Imbarcatosi sul sambuco "Antilope", il G. decise di controllare il villaggio costiero di Durbo per lasciarvi un paio di passeggeri e perché era convinto che in quel tratto di litorale approdassero le navi dei trafficanti di armi. La mattina del 3 dic. 1903 l'"Antilope" si ancorò davanti all'abitato somalo e, invitate a bordo le autorità locali, per accertarsi della loro lealtà nei confronti dell'Italia il G. chiese loro di alzare la bandiera tricolore. I notabili risposero che non ne avevano e rifiutarono quella che venne loro offerta, il che fece ritenere al G. che le autorità di Durbo fossero intenzionate ad appoggiare i seguaci del Mullah: di qui la sua intimazione di alzare la bandiera italiana entro un paio di ore, pena l'immediato cannoneggiamento di Durbo. Scaduto l'ultimatum, il G. si avvicinò alla costa e iniziò a bombardare il villaggio. I Somali risposero al fuoco sparando con i fucili e riuscirono a colpire mortalmente alla testa il G., che si trovava allo scoperto a prora del sambuco per dirigere il tiro dei cannoni. Il comando dell'imbarcazione fu allora assunto dal sottocapo timoniere A. Bonini che, per evitare ulteriori perdite, decise di guadagnare il largo, facendo poi rotta per Aden, dove inizialmente fu tumulata la salma del G., al quale, per il coraggio e la determinazione dimostrata nell'azione di Durbo, fu concessa con r.d. 17 dic. 1903 la medaglia d'argento al valor militare alla memoria.
Un anno dopo l'ariete torpediniere "Elba", di ritorno in Italia dopo un lungo periodo di servizio in Estremo Oriente, sostò ad Aden per recuperare la salma del G., che il 21 nov. 1904 fu sbarcata a Livorno con gli onori militari e tumulata nella tomba di famiglia nel locale cimitero protestante.

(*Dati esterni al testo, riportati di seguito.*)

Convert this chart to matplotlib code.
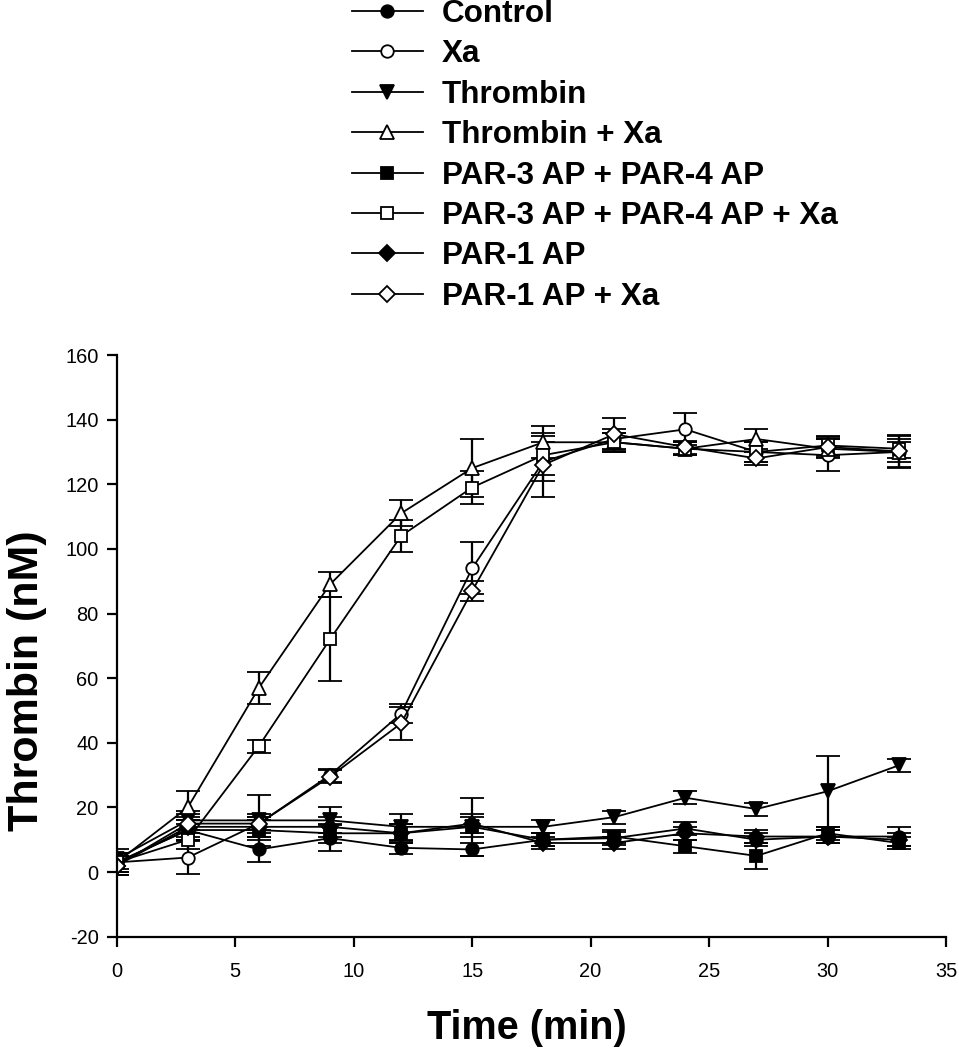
import matplotlib
matplotlib.use("Agg")
import matplotlib.pyplot as plt

plt.rcParams['font.family'] = ['Liberation Sans', 'DejaVu Sans']
plt.rcParams['axes.unicode_minus'] = False

# sampling times (min)
t = [0, 3, 6, 9, 12, 15, 18, 21, 24, 27, 30, 33]

labels = ["Control", "Xa", "Thrombin", "Thrombin + Xa",
          "PAR-3 AP + PAR-4 AP", "PAR-3 AP + PAR-4 AP + Xa",
          "PAR-1 AP", "PAR-1 AP + Xa"]

control = [3, 13, 7, 10.5, 7.5, 7, 10, 10.5, 13.5, 10, 11, 11]
control_err = [3, 3, 4, 4, 2, 2, 2, 2, 2, 2, 2, 3]
xa = [3, 4.5, 15, 30, 49, 94, 127, 134, 137, 130, 129, 130]
xa_err = [3, 5, 3, 2, 3, 8, 6, 3, 5, 3, 5, 5]
thrombin = [4, 16, 16, 16, 14, 14, 14, 17, 23, 19.5, 25, 33]
thrombin_err = [3, 3, 8, 4, 4, 9, 2, 2, 2, 2, 11, 2]
thr_xa = [3, 20, 57, 89, 111, 125, 133, 133, 131, 134, 131, 130]
thr_xa_err = [3, 5, 5, 4, 4, 9, 5, 3, 2, 3, 3, 3]
par34 = [3, 13, 13, 12, 12, 14, 10, 11, 8, 5, 12, 9]
par34_err = [3, 3, 3, 3, 3, 3, 2, 2, 2, 4, 2, 2]
par34_xa = [3, 10, 39, 72, 104, 119, 129, 133, 131, 130, 132, 131]
par34_xa_err = [3, 3, 2, 13, 5, 5, 6, 3, 2, 3, 3, 3]
par1 = [2, 14, 14, 14, 12, 15, 9, 9, 12, 11, 11, 10]
par1_err = [3, 3, 3, 3, 3, 3, 2, 2, 2, 2, 2, 2]
par1_xa = [2, 15, 15, 29.5, 46, 87, 126, 135.5, 131.5, 128, 131.5, 130.2]
par1_xa_err = [3, 3, 2, 2, 5, 3, 10, 5, 2, 2, 3, 5]

series = [control, xa, thrombin, thr_xa, par34, par34_xa, par1, par1_xa]
errors = [control_err, xa_err, thrombin_err, thr_xa_err,
          par34_err, par34_xa_err, par1_err, par1_xa_err]
markers = ['o', 'o', 'v', '^', 's', 's', 'D', 'D']
faces = ['black', 'white', 'black', 'white', 'black', 'white', 'black', 'white']
sizes = [9, 9, 10, 10, 9, 9, 8, 8]

fig = plt.figure(figsize=(9.59, 10.5), dpi=100)
ax = fig.add_axes([0.1217, 0.1079, 0.8648, 0.5540])

handles = []
for y, e, m, fc, ms in zip(series, errors, markers, faces, sizes):
    eb = ax.errorbar(t, y, yerr=e, fmt='-', marker=m, ms=ms, mfc=fc, mec='black',
                     mew=1.3, color='black', lw=1.3, ecolor='black',
                     elinewidth=1.6, capsize=8.5, capthick=1.6)
    handles.append(eb[0])

ax.set_xlim(0, 35)
ax.set_ylim(-20, 160)
ax.set_xticks(range(0, 36, 5))
ax.set_yticks(range(-20, 161, 20))
ax.spines['top'].set_visible(False)
ax.spines['right'].set_visible(False)
for s in ['left', 'bottom']:
    ax.spines[s].set_linewidth(1.6)
ax.tick_params(direction='out', length=7, width=1.6, labelsize=14.4)
ax.tick_params(axis='x', pad=11)
ax.tick_params(axis='y', pad=6)

ax.set_xlabel("Time (min)", fontsize=28.5, fontweight='bold')
ax.xaxis.set_label_coords(0.495, -0.157)
ax.xaxis.label.set_va('center')
ax.set_ylabel("Thrombin (nM)", fontsize=31, fontweight='bold', va='center')
ax.yaxis.set_label_coords(-0.108, 0.44)

fig.legend(handles, labels, loc='upper left', bbox_to_anchor=(352 / 959, 1 + 1 / 1050),
           frameon=False, prop={'size': 22.7, 'weight': 'bold'}, handlelength=2.25,
           handletextpad=0.6, borderpad=0, borderaxespad=0, labelspacing=0.33,
           numpoints=1)

fig.savefig("out.png", dpi=100)
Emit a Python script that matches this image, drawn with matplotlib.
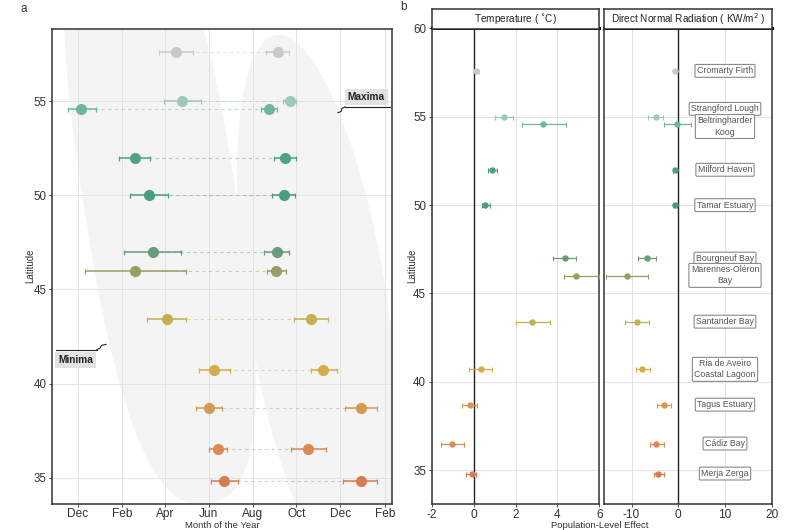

Fonti e Bibl.: San Pancrazio (Lucca), Archivio Grabau, b. Tenente di vascello Carlo Grabau; Roma, Ministero della Difesa, Ufficio storico della Marina militare, Biografie ufficiali, b. G.14, f. 6; Raccolta di base, bb. 159, f. 1; 2781, f. 4; F. Pera, Nuove biografie livornesi, Siena 1906, pp. 232-237; G. Chiesi, La colonizzazione europea nell'Est Africa, Torino 1909, p. 131; G. Po - L. Ferrando, L'opera della R. Marina in Eritrea e Somalia (dall'occupazione al 1928), Roma 1929, pp. 436, 439, 443, 445, 450, 514, 535, 545, 1034; C. Della Valle, L'episodio di Durbo, in Riv. delle colonie italiane, VII (1933), 3, pp. 233-236; F. Leva, Storia delle campagne oceaniche della R. Marina, III, Roma 1940, p. 138; L'Italia in Africa, II, G. Fioravanzo - G. Viti, L'opera della Marina (1868-1943), Roma 1959, pp. 21 s.; A. Del Boca, Gli Italiani in Africa Orientale. Dall'Unità alla marcia su Roma, Bari 1976, p. 806; M. Gabriele - G. Friz, La politica navale italiana dal 1885 al 1915, Roma 1982, pp. 68 s., 78; F. Micali Baratelli, La Marina militare italiana nella vita nazionale (1860-1914), Milano 1983, p. 404; O.O. Miozzi, Le medaglie d'argento al valor militare, I, Roma 1999, p. 188; M. Gemignani, La fase iniziale dell'espansione italiana in Somalia e gli eccidi di personale della R. Marina, in Boll. d'archivio dell'Ufficio storico della Marina militare, XIII (1999), 2, pp. 109-113; Id., La R. Marina militare in Eritrea durante il governatorato di F. Martini, in Première Rencontre franco-italienne d'histoire militaire (Vincennes, 8-9 oct. 1999), Château de Vincennes 2000, p. 53. Cfr. anche, per la famiglia, A. Volpi, Banchieri e mercato finanziario in Toscana (1801-1860), Firenze 1997.